I’ll demonstrate how I captured weather data from a public source and ingested it into Tinybird so I could analyze the data and determine the best design for my API. Then, I’ll show how I developed and published the API using the core Tinybird building blocks: Data Sources and Pipes.
While this walkthrough focuses specifically on building a weather data API, the underlying themes and techniques should apply for any use case requiring a resilient, real-time data API.
Establishing a weather data feed
Tinybird is built to ingest streaming data at scale, and the first step in any Tinybird project is building Data Sources upon which to build an API. So, I needed to find a public source of weather data that I could ingest into Tinybird.
I ended up using the OpenWeatherMap Current Weather Data API, which serves weather reports from cities around the world every ~10 minutes. You can call this API and pass a city name, and it will return a “weather_data” object containing typical weather data like temperature, wind, pressure, precipitation, etc..

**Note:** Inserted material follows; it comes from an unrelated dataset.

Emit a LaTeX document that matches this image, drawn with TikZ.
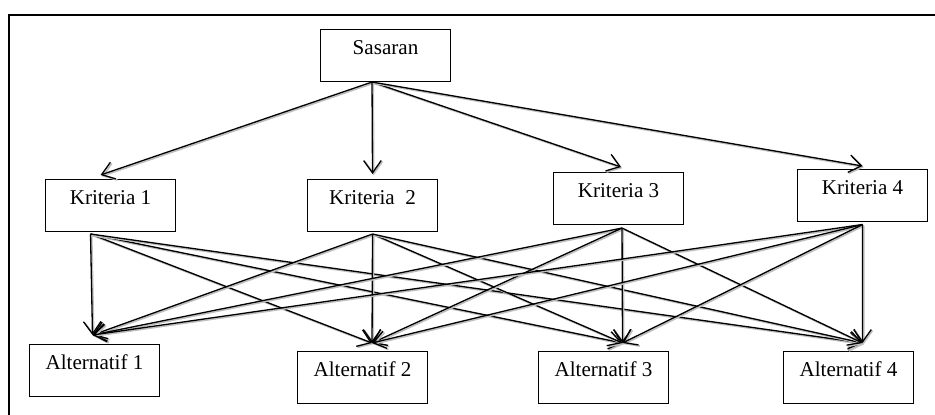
\documentclass[tikz,border=0pt]{standalone}
\usepackage{fontspec}
\setmainfont{Liberation Serif}
\usetikzlibrary{arrows.meta}
\tikzset{
  kotak/.style={draw, line width=0.6pt, anchor=north west, minimum width=2.6cm, inner xsep=0pt, inner ysep=0pt,
    text height=0.5cm, text depth=0.54cm, font=\fontsize{12}{14}\selectfont},
  panah/.style={line width=0.75pt, -{Straight Barb[length=7pt,width=10pt]},
    preaction={draw=gray!50, line width=0.9pt, transform canvas={xshift=0.7pt,yshift=-0.7pt}}}
}
\begin{document}
\begin{tikzpicture}[x=0.02cm, y=-0.02cm]
  \useasboundingbox (0,0) rectangle (935,415);
  \draw[line width=0.7pt] (9,415) -- (9,15) -- (935,15);
  \node[kotak] (sasaran) at (320,29) {Sasaran};
  \node[kotak] (k1) at (45,179) {Kriteria 1}; \node[kotak] (k2) at (307,179) {Kriteria\ \ 2};
  \node[kotak] (k3) at (553,172) {Kriteria 3}; \node[kotak] (k4) at (797,169) {Kriteria 4};
  \node[kotak] (a1) at (29,344) {Alternatif 1}; \node[kotak] (a2) at (297,351) {Alternatif 2};
  \node[kotak] (a3) at (538,351) {Alternatif 3}; \node[kotak] (a4) at (783,351) {Alternatif 4};
  \coordinate (sasaran-out) at ([xshift=-0.27cm]sasaran.south);
  \coordinate (k1-in) at ([xshift=-0.2cm,yshift=0.08cm]k1.north); \coordinate (k2-in) at ([yshift=0.1cm]k2.north);
  \coordinate (k3-in) at ([xshift=0.05cm,yshift=0.1cm]k3.north); \coordinate (k4-in) at ([yshift=0.06cm]k4.north);
  \coordinate (k1-out) at ([xshift=-0.4cm,yshift=-0.04cm]k1.south); \coordinate (k2-out) at ([yshift=-0.04cm]k2.south);
  \coordinate (k3-out) at ([xshift=0.07cm,yshift=-0.06cm]k3.south); \coordinate (k4-out) at ([yshift=-0.05cm]k4.south);
  \coordinate (a1-in) at ([xshift=-0.04cm,yshift=0.18cm]a1.north); \coordinate (a2-in) at ([xshift=0.19cm,yshift=0.16cm]a2.north);
  \coordinate (a3-in) at ([xshift=0.38cm,yshift=0.16cm]a3.north); \coordinate (a4-in) at ([xshift=0.28cm,yshift=0.16cm]a4.north);
  \foreach \i in {1,2,3,4} \draw[panah] (sasaran-out) -- (k\i-in);
  \foreach \i in {1,2,3,4} \foreach \j in {1,2,3,4} \draw[panah] (k\i-out) -- (a\j-in);
\end{tikzpicture}
\end{document}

To capture data from the API, I wrote a Python script to automate these requests, referencing a list of 175 US Cities, and for each response generate a JSON object with this set of weather attributes:
{
"timestamp": "2023-05-04 18:07:08",
"site_name": "New York City",
"temp_f": 52.12,
"precip": 0.0,
"humidity": 79,
"pressure": 1017,
"wind_speed": 10.36,
"wind_dir": 190,
"clouds": 100,
"description": "overcast clouds"
}
This data object will ultimately represent the schema of the Tinybird Data Source that I used for this project. I’ll explain later how I created this Data Source, and the design factors I used to optimize performance of the API I would eventually build.
Designing the weather data API
As I mentioned in my first post, thoughtful API design should always precede implementation.
And the first step to designing any API is to decide what endpoints it should include. In this step, the data consumer and their use cases should be the focus. You must figure out what data you want to provide to those consumers, and how it should be structured.
It’s helpful to think about the data your API will serve as objects, where each object is made up of attributes. Is your use case made up of users, products, and orders? If so, you may have three endpoints that provide data pertaining to each of those types of objects.
My weather data API was designed to be simple and contain a single endpoint to return data for a report
object. As I showed above, a report
object includes the timestamp of its measurement along with a set of weather data types, including air temperature, precipitation, wind velocity and direction, relative humidity, barometric pressure, and percentage cloud cover.
Each report
also contains a site_name
, indicating where the report was generated.
Since the example API Endpoint is designed to return report objects, I wanted the root URL for the endpoint was to be:
https://api.tinybird.co/v0/pipes/**reports**
Note: As you’ll see below, API Endpoints created in Tinybird inherit their URL path from the Pipes they are created with. More on that later!
Also important when designing an API is how responses are formatted. For example, every Tinybird API Endpoint can return data in four formats, and you can select the format by indicating it in the root URL:
-
/reports.json
- Returns a single JSON object with reports contained in adata
attribute. This format also provides ameta
object that describes the returned data types, along with other information like the query execution time and the number of rows and bytes read. -
/reports.csv
- Returns data weather reports in a comma-separated-values format, with a header row and one report per line. -
/reports.ndjson
- Returns each report as an individual report object. This format does not include any other schema or stats metadata. -
/reports.parquet
- Returns data in the Apache Parquet binary format.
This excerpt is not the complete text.